31/03/2012

pourquoi

Aujourd’hui seulement je me pose la question pourtant si simple, qui ne m’est jamais venue : pourquoi ne l’avais-je jamais interrogé sur son enfance, mon père, à aucun moment, pas même déjà presque adulte, avant mon départ au Canada. Pourquoi ne pas lui avoir dit que je voulais savoir. Les questionnements retardés, intimes ou ordinaires, ne relèvent que l’impossibilité même de la question à présent que mon père est mort, et avec lui, une grande partie de son monde. J’ai grandi avec une sorte de règle implicite, qu’il était interdit d’interroger les parents, les adultes en général, sur ce qu’ils ne voulaient pas qu’on sache mais que nous les enfants savions ou croyions savoir. Le dimanche d’été de mes onze ans j’ai reçu la loi et le récit du silence. Si je voulais être « heureuse », c’est que je ne devais rien demander, ni à ma mère, ni à mon père ou aux grands-parents. Me conformer à leur désir de mon ignorance de leur passé qui était aussi le mien.

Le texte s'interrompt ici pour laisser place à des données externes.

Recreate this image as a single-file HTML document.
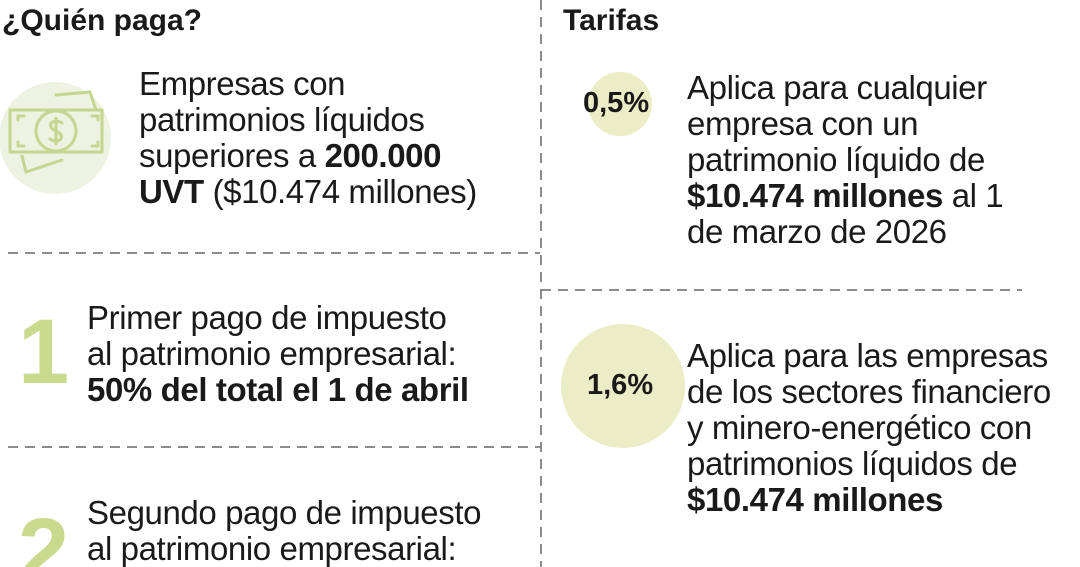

Il me semble que transgresser la loi – mais je ne l’ai même pas imaginé – aurait été égal à proférer une obscénité devant eux, sinon pire, une sorte de cataclysme que j’associe cet après-midi aux mots de Kafka à son fils, tels que celui-ci les évoque dans Lettre au père et que j’ai copiés dans mon carnet la première fois que je les ai lus, à trente-deux ans, sur la table d'un café à Toronto, je te déchirerai comme un poisson.